▶ The problem:
Beginning with the first line, set down every line through the one containing "fan_bottom = [0.0, 0.0, 0.0, 0.0, 0.0, 0.0]", exactly as it appears, but not the pictures.

▶ Information provided:
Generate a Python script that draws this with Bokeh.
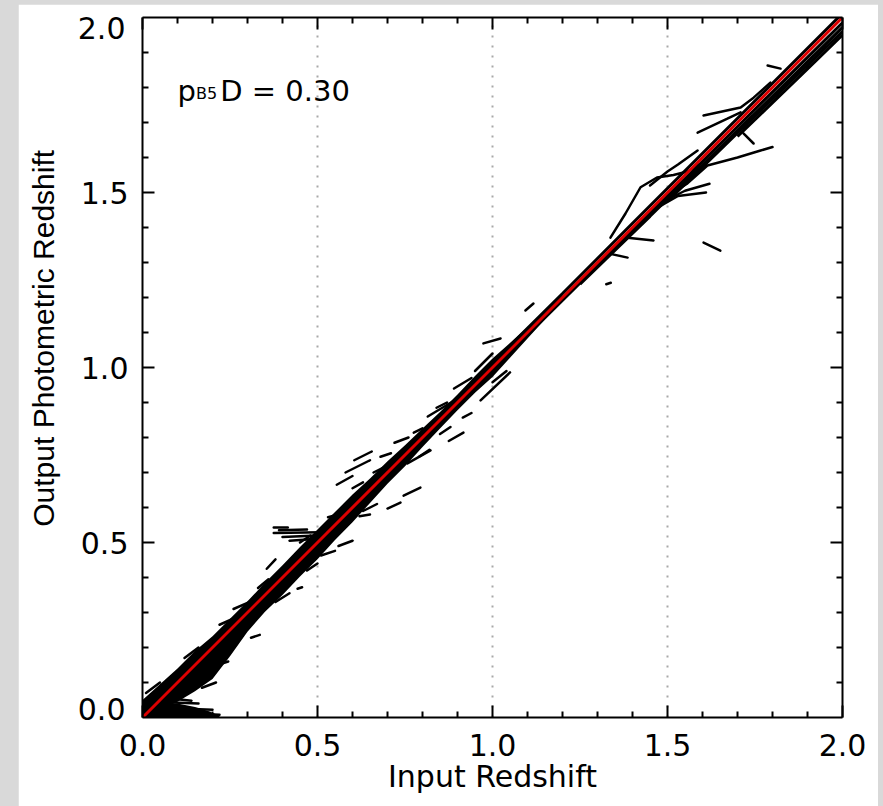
from bokeh.plotting import figure
from bokeh.models import (LinearAxis, FixedTicker, NumeralTickFormatter, Label,
                          CustomJSTickFormatter, Range1d)
from bokeh.layouts import column
from bokeh.embed import file_html
from bokeh.resources import INLINE

# ---------------- data ----------------
x_major = [0.0, 0.5, 1.0, 1.5, 2.0]
x_minor = [0.1, 0.2, 0.3, 0.4, 0.6, 0.7, 0.8, 0.9, 1.1, 1.2, 1.3, 1.4, 1.6, 1.7, 1.8, 1.9]
y_major = [0.5, 1.0, 1.5]
y_minor = [0.1, 0.2, 0.3, 0.4, 0.6, 0.7, 0.8, 0.9, 1.1, 1.2, 1.3, 1.4, 1.6, 1.7, 1.8, 1.9]
grid_x = [0.5, 1.0, 1.5]

# one-to-one reference line
diag_x = [0.0, 2.0]
diag_y = [0.0, 2.0]

# dense scatter band (upper / lower envelope)
band_x = [0.00, 0.05, 0.10, 0.15, 0.20, 0.25, 0.30, 0.35, 0.40, 0.45, 0.50, 0.55, 0.60,
          0.65, 0.70, 0.75, 0.80, 0.85, 0.90, 0.95, 1.00, 1.05, 1.10, 1.15, 1.20]
band_upper = [0.05, 0.095, 0.14, 0.19, 0.232, 0.282, 0.332, 0.385, 0.435, 0.487, 0.537, 0.587, 0.637,
              0.683, 0.732, 0.778, 0.826, 0.873, 0.923, 0.976, 1.026, 1.07, 1.115, 1.16, 1.207]
band_lower = [0.00, 0.02, 0.045, 0.075, 0.11, 0.175, 0.245, 0.302, 0.35, 0.403, 0.452, 0.507, 0.558,
              0.613, 0.668, 0.718, 0.773, 0.826, 0.878, 0.928, 0.973, 1.028, 1.083, 1.138, 1.192]

# low-redshift fan of outliers near zero output
fan_x = [0.00, 0.05, 0.10, 0.15, 0.19, 0.22]
fan_top = [0.035, 0.04, 0.04, 0.03, 0.018, 0.005]
fan_bottom = [0.0, 0.0, 0.0, 0.0, 0.0, 0.0]

# isolated streaks (x0, y0) -> (x1, y1)
seg_x0 = [0.01, 0.22, 0.26, 0.355, 0.31, 0.22, 0.443, 0.51, 0.375, 0.375, 0.40, 0.555, 0.58, 0.605,
          0.70, 0.746, 0.757, 0.875, 0.915, 0.72, 0.775, 0.815, 0.966, 1.094, 0.974, 0.89,
          1.325, 1.386, 1.33, 1.603, 1.717, 1.786, 0.62, 0.56,
          0.03, 0.05, 0.07, 0.10, 0.12, 0.17, 0.33, 0.38, 0.45, 0.47, 0.60, 0.63, 0.66, 0.84, 0.85,
          0.95, 1.00, 0.42, 0.39, 0.53, 0.68, 0.79]
seg_y0 = [0.07, 0.265, 0.31, 0.425, 0.228, 0.152, 0.368, 0.463, 0.543, 0.527, 0.516, 0.665, 0.70, 0.735,
          0.597, 0.634, 0.726, 0.79, 0.857, 0.785, 0.814, 0.86, 0.906, 1.163, 1.069, 0.94,
          1.238, 1.371, 1.326, 1.357, 1.669, 1.863, 0.575, 0.49,
          0.045, 0.028, 0.014, 0.052, 0.17, 0.085, 0.37, 0.33, 0.50, 0.42, 0.655, 0.59, 0.70, 0.885, 0.81,
          0.99, 0.958, 0.505, 0.535, 0.572, 0.745, 0.745]
seg_x1 = [0.05, 0.28, 0.31, 0.38, 0.335, 0.245, 0.456, 0.55, 0.415, 0.51, 0.50, 0.60, 0.65, 0.655,
          0.737, 0.794, 0.823, 0.917, 0.94, 0.76, 0.80, 0.89, 1.05, 1.117, 1.023, 0.94,
          1.338, 1.46, 1.386, 1.651, 1.746, 1.823, 0.65, 0.60,
          0.16, 0.20, 0.22, 0.14, 0.16, 0.21, 0.36, 0.42, 0.48, 0.50, 0.63, 0.67, 0.69, 0.87, 0.88,
          1.00, 1.04, 0.49, 0.47, 0.56, 0.71, 0.82]
seg_y1 = [0.10, 0.292, 0.332, 0.452, 0.236, 0.16, 0.372, 0.476, 0.543, 0.529, 0.52, 0.69, 0.735, 0.76,
          0.614, 0.657, 0.763, 0.814, 0.87, 0.80, 0.826, 0.905, 0.986, 1.183, 1.083, 0.97,
          1.242, 1.363, 1.314, 1.334, 1.64, 1.854, 0.58, 0.505,
          0.04, 0.022, 0.008, 0.048, 0.2, 0.1, 0.395, 0.355, 0.52, 0.44, 0.672, 0.61, 0.715, 0.9, 0.83,
          1.04, 0.99, 0.51, 0.537, 0.58, 0.755, 0.765]

# high-redshift tracks and branches
track_xs = [
    [1.05, 1.20, 1.40, 1.60, 1.80, 2.00],
    [1.10, 1.30, 1.50, 1.70, 1.90, 2.00],
    [1.25, 1.45, 1.65, 1.85, 2.00],
    [1.50, 1.70, 1.90, 2.00],
    [1.70, 1.90, 2.00],
]
track_ys = [
    [1.063, 1.211, 1.412, 1.612, 1.812, 2.012],
    [1.093, 1.291, 1.490, 1.688, 1.886, 1.985],
    [1.238, 1.432, 1.628, 1.824, 1.972],
    [1.475, 1.670, 1.864, 1.960],
    [1.660, 1.853, 1.950],
]
branch_xs = [
    [1.337, 1.38, 1.423, 1.47, 1.517, 1.557, 1.59],
    [1.45, 1.50, 1.53, 1.586],
    [1.586, 1.671, 1.709],
    [1.603, 1.709, 1.746, 1.794],
    [1.50, 1.557, 1.614, 1.70, 1.766, 1.80],
    [1.46, 1.53, 1.61],
    [1.48, 1.55, 1.62],
]
branch_ys = [
    [1.371, 1.44, 1.515, 1.543, 1.55, 1.56, 1.58],
    [1.52, 1.56, 1.58, 1.62],
    [1.671, 1.711, 1.729],
    [1.72, 1.743, 1.771, 1.814],
    [1.49, 1.526, 1.577, 1.60, 1.62, 1.63],
    [1.45, 1.49, 1.50],
    [1.47, 1.505, 1.525],
]

# ---------------- figure ----------------
FONT_H = "DejaVu Sans"        # horizontal texts (the original is horizontally widened)
FONT_V = "Liberation Sans"    # rotated y-axis title

p = figure(width=860, height=802, x_range=(0, 2), y_range=(0, 2),
           output_backend="svg", toolbar_location=None,
           min_border_left=124, min_border_right=36, min_border_top=13, min_border_bottom=89,
           border_fill_color="white", background_fill_color="white",
           outline_line_color=None, x_axis_location=None, y_axis_location=None)
p.margin = (4, 5, 0, 18)

# the end labels (0.0 / 2.0) of the y axis are pulled inside the frame span in the original;
# they come from a label-only axis on a slightly shifted copy of the y range
p.extra_y_ranges = {"yend": Range1d(start=0.0286, end=2.0286)}

p.ygrid.visible = False
p.xgrid.ticker = FixedTicker(ticks=grid_x)
p.xgrid.grid_line_color = "#a8a8a8"
p.xgrid.grid_line_width = 2
p.xgrid.grid_line_dash = "2 8"


def style_axis(ax, show_labels):
    ax.major_tick_in = 12
    ax.major_tick_out = 0
    ax.minor_tick_in = 6
    ax.minor_tick_out = 0
    ax.axis_line_width = 2
    ax.major_tick_line_width = 2
    ax.minor_tick_line_width = 2
    ax.axis_line_color = "black"
    ax.major_tick_line_color = "black"
    ax.minor_tick_line_color = "black"
    ax.major_label_text_font = FONT_H
    ax.major_label_text_color = "black"
    ax.major_label_text_font_size = "30px"
    ax.axis_label_text_font = FONT_H
    ax.axis_label_text_font_style = "normal"
    ax.axis_label_text_color = "black"
    ax.axis_label_text_font_size = "30px"
    if show_labels:
        ax.formatter = NumeralTickFormatter(format="0.0")
    else:
        ax.formatter = CustomJSTickFormatter(code="return '';")
        ax.major_label_standoff = 0


bottom = LinearAxis(ticker=FixedTicker(ticks=x_major, minor_ticks=x_minor), axis_label="Input Redshift")
left = LinearAxis(ticker=FixedTicker(ticks=y_major, minor_ticks=y_minor))
top = LinearAxis(ticker=FixedTicker(ticks=x_major, minor_ticks=x_minor))
right = LinearAxis(ticker=FixedTicker(ticks=y_major, minor_ticks=y_minor))
style_axis(bottom, True)
style_axis(left, True)
style_axis(top, False)
style_axis(right, False)
bottom.major_label_standoff = 16
bottom.axis_label_standoff = 0
left.major_label_standoff = 14

# second (outer) left axis: only the two end labels, pulled back beside the inner labels,
# and the axis title
end_axis = LinearAxis(y_range_name="yend",
                      ticker=FixedTicker(ticks=[0.0543, 2.0], minor_ticks=[]),
                      formatter=CustomJSTickFormatter(code="return tick > 1 ? '2.0' : '0.0';"),
                      axis_label="\u00a0" * 7 + "Output Photometric Redshift")
end_axis.axis_line_color = None
end_axis.major_tick_line_color = None
end_axis.minor_tick_line_color = None
end_axis.major_tick_in = 0
end_axis.major_tick_out = 0
end_axis.major_label_standoff = -48
end_axis.major_label_text_font = FONT_H
end_axis.major_label_text_font_size = "30px"
end_axis.major_label_text_color = "black"
end_axis.axis_label_text_font = FONT_V
end_axis.axis_label_text_font_style = "normal"
end_axis.axis_label_text_color = "black"
end_axis.axis_label_text_font_size = "30px"
end_axis.axis_label_standoff = 15

p.add_layout(bottom, "below")
p.add_layout(left, "left")
p.add_layout(end_axis, "left")
p.add_layout(top, "above")
p.add_layout(right, "right")

INK = "black"
p.varea(x=band_x, y1=band_lower, y2=band_upper, fill_color=INK)
p.varea(x=fan_x, y1=fan_bottom, y2=fan_top, fill_color=INK)
p.segment(x0=seg_x0, y0=seg_y0, x1=seg_x1, y1=seg_y1, line_color=INK, line_width=2.5, line_cap="round")
p.multi_line(xs=track_xs, ys=track_ys, line_color=INK, line_width=3)
p.multi_line(xs=branch_xs, ys=branch_ys, line_color=INK, line_width=2.5, line_cap="round")
p.line(diag_x, diag_y, line_color="#dd0000", line_width=3)

# annotation  p_B5 D = 0.30
lab_kw = dict(text_font=FONT_H, text_color="black", text_baseline="alphabetic", text_align="left")
p.add_layout(Label(x=0.100, y=1.789, text="p", text_font_size="29px", **lab_kw))
p.add_layout(Label(x=0.153, y=1.783, text="B5", text_font_size="16px", **lab_kw))
p.add_layout(Label(x=0.222, y=1.789, text="D = 0.30", text_font_size="29px", **lab_kw))

root = column(p, styles={"background-color": "#d9d9d9"})

open("out.html", "w").write(file_html(root, INLINE))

▶ The result:
Generate a Python script that draws this with Bokeh.
from bokeh.plotting import figure
from bokeh.models import (LinearAxis, FixedTicker, NumeralTickFormatter, Label,
                          CustomJSTickFormatter, Range1d)
from bokeh.layouts import column
from bokeh.embed import file_html
from bokeh.resources import INLINE

# ---------------- data ----------------
x_major = [0.0, 0.5, 1.0, 1.5, 2.0]
x_minor = [0.1, 0.2, 0.3, 0.4, 0.6, 0.7, 0.8, 0.9, 1.1, 1.2, 1.3, 1.4, 1.6, 1.7, 1.8, 1.9]
y_major = [0.5, 1.0, 1.5]
y_minor = [0.1, 0.2, 0.3, 0.4, 0.6, 0.7, 0.8, 0.9, 1.1, 1.2, 1.3, 1.4, 1.6, 1.7, 1.8, 1.9]
grid_x = [0.5, 1.0, 1.5]

# one-to-one reference line
diag_x = [0.0, 2.0]
diag_y = [0.0, 2.0]

# dense scatter band (upper / lower envelope)
band_x = [0.00, 0.05, 0.10, 0.15, 0.20, 0.25, 0.30, 0.35, 0.40, 0.45, 0.50, 0.55, 0.60,
          0.65, 0.70, 0.75, 0.80, 0.85, 0.90, 0.95, 1.00, 1.05, 1.10, 1.15, 1.20]
band_upper = [0.05, 0.095, 0.14, 0.19, 0.232, 0.282, 0.332, 0.385, 0.435, 0.487, 0.537, 0.587, 0.637,
              0.683, 0.732, 0.778, 0.826, 0.873, 0.923, 0.976, 1.026, 1.07, 1.115, 1.16, 1.207]
band_lower = [0.00, 0.02, 0.045, 0.075, 0.11, 0.175, 0.245, 0.302, 0.35, 0.403, 0.452, 0.507, 0.558,
              0.613, 0.668, 0.718, 0.773, 0.826, 0.878, 0.928, 0.973, 1.028, 1.083, 1.138, 1.192]

# low-redshift fan of outliers near zero output
fan_x = [0.00, 0.05, 0.10, 0.15, 0.19, 0.22]
fan_top = [0.035, 0.04, 0.04, 0.03, 0.018, 0.005]
fan_bottom = [0.0, 0.0, 0.0, 0.0, 0.0, 0.0]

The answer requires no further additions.